Stated problem> Using the material below, print a verbatim copy of every line from the one containing "Output the component" through the one containing "import * as", inclusive, and omit the pictures.

── Data extract

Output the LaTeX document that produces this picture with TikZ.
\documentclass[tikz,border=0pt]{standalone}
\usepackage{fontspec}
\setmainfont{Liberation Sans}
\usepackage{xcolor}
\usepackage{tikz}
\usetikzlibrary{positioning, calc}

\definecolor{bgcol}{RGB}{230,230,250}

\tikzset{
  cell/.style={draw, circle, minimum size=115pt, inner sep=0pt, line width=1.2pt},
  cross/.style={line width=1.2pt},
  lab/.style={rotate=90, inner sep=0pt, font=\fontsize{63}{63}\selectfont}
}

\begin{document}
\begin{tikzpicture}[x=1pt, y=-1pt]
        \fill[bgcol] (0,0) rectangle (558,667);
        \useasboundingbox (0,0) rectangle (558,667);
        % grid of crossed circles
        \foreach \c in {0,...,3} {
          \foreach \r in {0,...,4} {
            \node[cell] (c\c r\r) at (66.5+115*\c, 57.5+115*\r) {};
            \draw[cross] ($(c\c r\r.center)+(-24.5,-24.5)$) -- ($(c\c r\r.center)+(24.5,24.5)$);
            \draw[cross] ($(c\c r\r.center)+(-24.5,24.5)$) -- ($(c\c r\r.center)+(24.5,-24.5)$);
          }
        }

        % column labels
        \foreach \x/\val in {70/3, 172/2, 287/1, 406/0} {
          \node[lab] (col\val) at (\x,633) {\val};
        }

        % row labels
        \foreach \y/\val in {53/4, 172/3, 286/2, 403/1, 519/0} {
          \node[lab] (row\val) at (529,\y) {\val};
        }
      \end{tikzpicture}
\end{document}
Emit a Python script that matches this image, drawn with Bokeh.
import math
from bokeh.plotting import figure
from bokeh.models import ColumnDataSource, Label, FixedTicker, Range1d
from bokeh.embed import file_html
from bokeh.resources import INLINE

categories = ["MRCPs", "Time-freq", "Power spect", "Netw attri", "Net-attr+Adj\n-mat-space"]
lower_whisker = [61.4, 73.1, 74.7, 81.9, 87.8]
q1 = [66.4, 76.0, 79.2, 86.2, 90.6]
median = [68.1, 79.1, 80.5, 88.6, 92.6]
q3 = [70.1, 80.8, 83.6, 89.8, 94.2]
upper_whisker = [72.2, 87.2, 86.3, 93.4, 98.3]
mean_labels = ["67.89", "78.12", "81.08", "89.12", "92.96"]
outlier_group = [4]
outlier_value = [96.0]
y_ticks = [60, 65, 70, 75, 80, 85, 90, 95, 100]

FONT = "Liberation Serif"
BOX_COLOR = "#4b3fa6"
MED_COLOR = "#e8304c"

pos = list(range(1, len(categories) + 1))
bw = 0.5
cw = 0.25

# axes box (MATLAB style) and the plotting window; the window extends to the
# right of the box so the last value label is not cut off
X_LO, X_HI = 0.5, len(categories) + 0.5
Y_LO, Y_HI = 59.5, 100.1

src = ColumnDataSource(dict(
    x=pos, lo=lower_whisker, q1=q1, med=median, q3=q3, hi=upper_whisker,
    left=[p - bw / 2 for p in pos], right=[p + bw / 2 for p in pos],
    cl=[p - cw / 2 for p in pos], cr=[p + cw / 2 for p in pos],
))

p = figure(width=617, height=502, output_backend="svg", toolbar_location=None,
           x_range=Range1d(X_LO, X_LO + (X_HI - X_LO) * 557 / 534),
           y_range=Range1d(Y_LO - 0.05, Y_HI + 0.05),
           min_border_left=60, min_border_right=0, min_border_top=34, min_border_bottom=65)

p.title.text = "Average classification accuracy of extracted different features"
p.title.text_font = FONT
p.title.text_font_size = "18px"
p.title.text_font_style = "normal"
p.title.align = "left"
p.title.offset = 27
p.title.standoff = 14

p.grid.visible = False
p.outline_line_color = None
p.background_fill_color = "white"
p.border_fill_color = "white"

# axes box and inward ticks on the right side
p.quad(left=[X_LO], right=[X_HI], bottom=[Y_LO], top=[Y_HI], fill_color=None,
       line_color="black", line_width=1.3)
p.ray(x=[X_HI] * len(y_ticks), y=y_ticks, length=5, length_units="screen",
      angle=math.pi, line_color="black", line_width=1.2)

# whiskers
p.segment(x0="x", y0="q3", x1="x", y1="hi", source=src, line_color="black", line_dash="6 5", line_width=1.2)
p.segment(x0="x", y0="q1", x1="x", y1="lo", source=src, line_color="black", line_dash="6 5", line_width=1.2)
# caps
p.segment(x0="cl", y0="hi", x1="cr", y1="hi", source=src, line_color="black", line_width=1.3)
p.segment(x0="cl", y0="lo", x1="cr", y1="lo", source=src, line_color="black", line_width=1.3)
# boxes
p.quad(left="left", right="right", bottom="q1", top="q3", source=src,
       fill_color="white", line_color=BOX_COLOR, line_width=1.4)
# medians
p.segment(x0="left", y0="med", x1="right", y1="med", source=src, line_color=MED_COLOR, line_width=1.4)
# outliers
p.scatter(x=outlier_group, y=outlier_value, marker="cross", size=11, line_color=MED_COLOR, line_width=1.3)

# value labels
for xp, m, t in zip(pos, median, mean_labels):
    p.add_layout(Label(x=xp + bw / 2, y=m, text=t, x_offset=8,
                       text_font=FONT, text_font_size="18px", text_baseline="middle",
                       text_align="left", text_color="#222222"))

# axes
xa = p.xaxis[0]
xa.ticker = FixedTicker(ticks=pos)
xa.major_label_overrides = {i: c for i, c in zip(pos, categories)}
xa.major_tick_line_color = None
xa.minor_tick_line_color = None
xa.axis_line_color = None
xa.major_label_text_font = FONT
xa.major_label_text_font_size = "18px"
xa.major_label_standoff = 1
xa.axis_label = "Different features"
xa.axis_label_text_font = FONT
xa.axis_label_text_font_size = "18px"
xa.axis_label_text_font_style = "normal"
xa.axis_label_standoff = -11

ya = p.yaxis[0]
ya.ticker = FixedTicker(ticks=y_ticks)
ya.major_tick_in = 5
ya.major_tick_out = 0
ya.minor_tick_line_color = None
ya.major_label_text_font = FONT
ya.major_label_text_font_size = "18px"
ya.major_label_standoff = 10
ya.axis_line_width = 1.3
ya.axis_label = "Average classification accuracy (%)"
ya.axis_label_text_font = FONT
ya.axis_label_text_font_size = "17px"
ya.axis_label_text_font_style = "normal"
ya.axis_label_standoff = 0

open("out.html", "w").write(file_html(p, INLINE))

────
── Data extract

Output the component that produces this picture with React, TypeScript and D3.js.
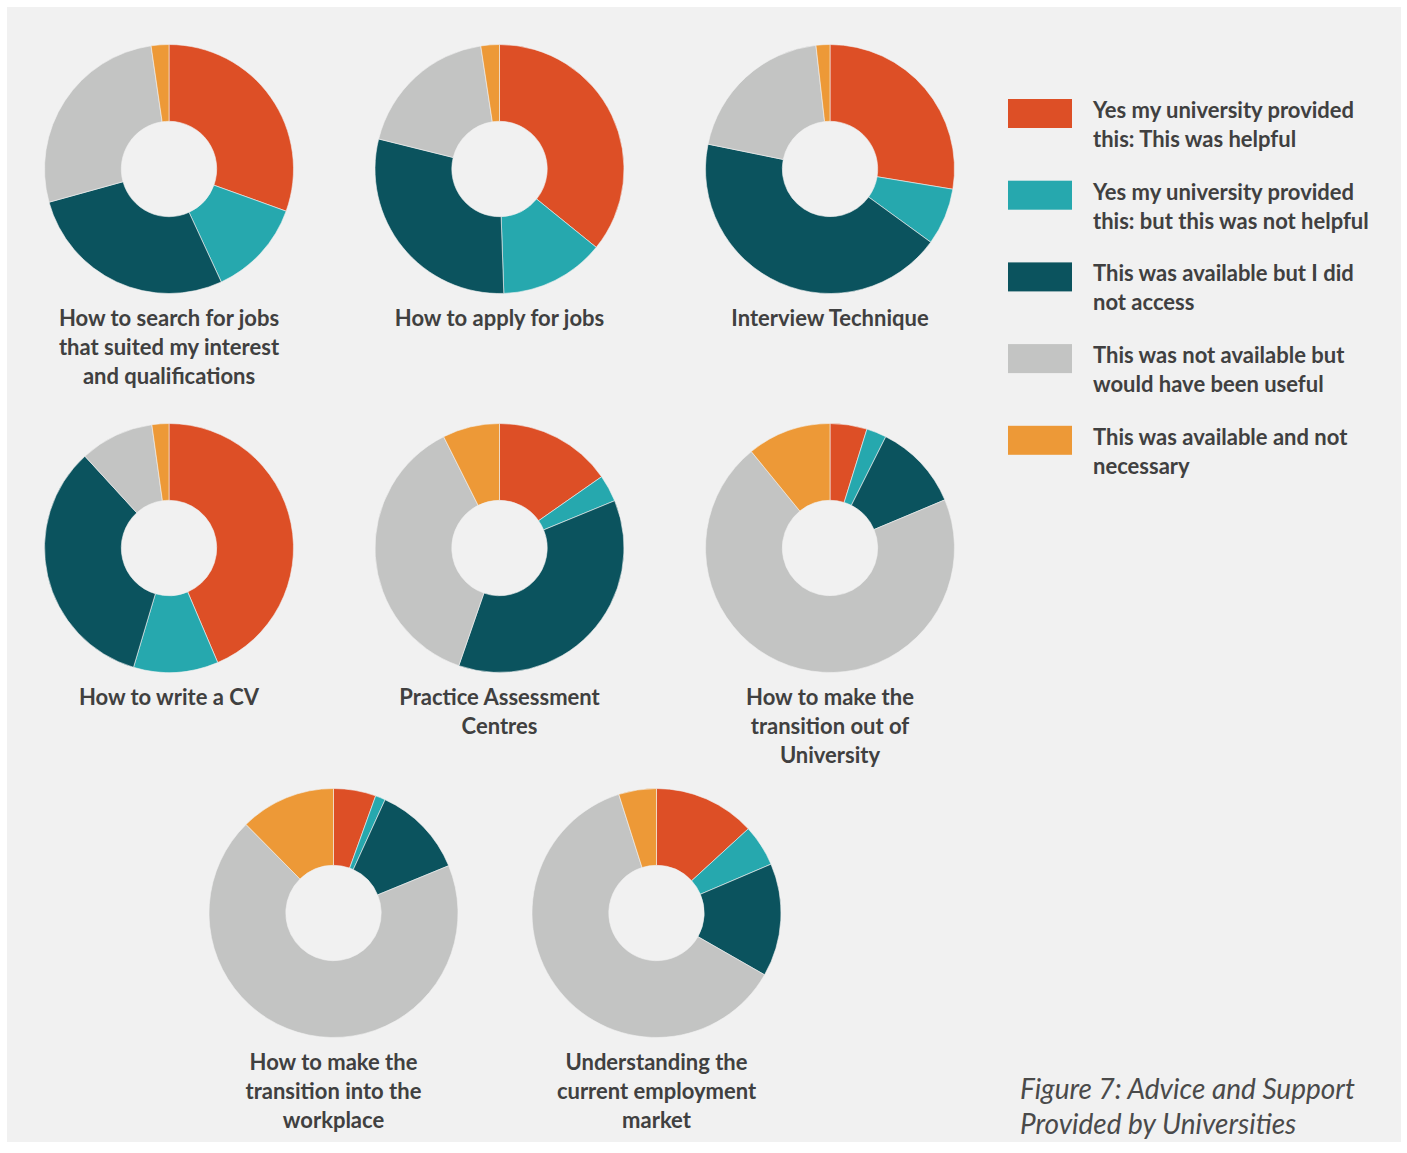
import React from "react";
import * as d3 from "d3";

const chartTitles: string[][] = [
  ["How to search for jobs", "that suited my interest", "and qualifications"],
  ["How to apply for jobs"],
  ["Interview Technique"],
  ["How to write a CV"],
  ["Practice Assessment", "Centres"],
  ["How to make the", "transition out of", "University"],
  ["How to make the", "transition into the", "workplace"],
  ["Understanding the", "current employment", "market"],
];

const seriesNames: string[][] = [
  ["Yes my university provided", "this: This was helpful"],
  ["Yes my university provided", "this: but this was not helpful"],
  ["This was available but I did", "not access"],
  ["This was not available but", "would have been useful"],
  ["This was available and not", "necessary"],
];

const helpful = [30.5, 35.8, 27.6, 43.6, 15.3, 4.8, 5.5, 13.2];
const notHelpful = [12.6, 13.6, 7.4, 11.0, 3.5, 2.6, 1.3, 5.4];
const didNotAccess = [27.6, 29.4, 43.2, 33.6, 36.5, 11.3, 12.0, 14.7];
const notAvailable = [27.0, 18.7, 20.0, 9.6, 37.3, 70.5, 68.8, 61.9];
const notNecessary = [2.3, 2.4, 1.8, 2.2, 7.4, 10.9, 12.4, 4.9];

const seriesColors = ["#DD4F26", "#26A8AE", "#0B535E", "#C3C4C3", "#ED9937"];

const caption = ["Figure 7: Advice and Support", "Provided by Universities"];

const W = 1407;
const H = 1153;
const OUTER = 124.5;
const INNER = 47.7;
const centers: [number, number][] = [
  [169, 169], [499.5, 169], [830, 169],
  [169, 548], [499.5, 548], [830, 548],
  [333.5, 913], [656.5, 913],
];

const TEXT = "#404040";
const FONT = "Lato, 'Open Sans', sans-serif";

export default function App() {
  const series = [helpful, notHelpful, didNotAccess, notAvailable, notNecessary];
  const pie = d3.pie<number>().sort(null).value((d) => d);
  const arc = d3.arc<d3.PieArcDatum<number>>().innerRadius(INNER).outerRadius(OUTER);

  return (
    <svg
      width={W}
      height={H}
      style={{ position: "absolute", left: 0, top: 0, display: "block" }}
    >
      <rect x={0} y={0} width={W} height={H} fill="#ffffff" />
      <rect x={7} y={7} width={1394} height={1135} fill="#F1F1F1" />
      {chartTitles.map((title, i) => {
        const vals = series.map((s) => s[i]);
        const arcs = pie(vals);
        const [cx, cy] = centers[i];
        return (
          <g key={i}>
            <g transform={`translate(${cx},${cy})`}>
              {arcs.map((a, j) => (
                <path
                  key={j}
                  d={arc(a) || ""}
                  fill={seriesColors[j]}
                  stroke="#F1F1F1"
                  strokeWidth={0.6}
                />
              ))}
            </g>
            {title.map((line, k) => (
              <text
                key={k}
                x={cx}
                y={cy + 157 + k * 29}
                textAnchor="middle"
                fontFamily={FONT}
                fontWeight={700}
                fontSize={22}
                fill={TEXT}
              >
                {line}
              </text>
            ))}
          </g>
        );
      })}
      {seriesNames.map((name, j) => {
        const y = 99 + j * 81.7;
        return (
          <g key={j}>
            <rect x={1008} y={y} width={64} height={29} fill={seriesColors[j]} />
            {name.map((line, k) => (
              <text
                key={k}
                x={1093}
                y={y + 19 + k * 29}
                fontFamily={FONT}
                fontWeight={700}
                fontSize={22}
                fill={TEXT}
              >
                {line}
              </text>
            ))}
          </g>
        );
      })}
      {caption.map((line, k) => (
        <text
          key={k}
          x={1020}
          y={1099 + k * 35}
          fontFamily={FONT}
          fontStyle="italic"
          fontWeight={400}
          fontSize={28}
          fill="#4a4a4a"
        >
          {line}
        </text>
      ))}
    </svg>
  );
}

────

Complete answer>
Output the component that produces this picture with React, TypeScript and D3.js.
import React from "react";
import * as d3 from "d3";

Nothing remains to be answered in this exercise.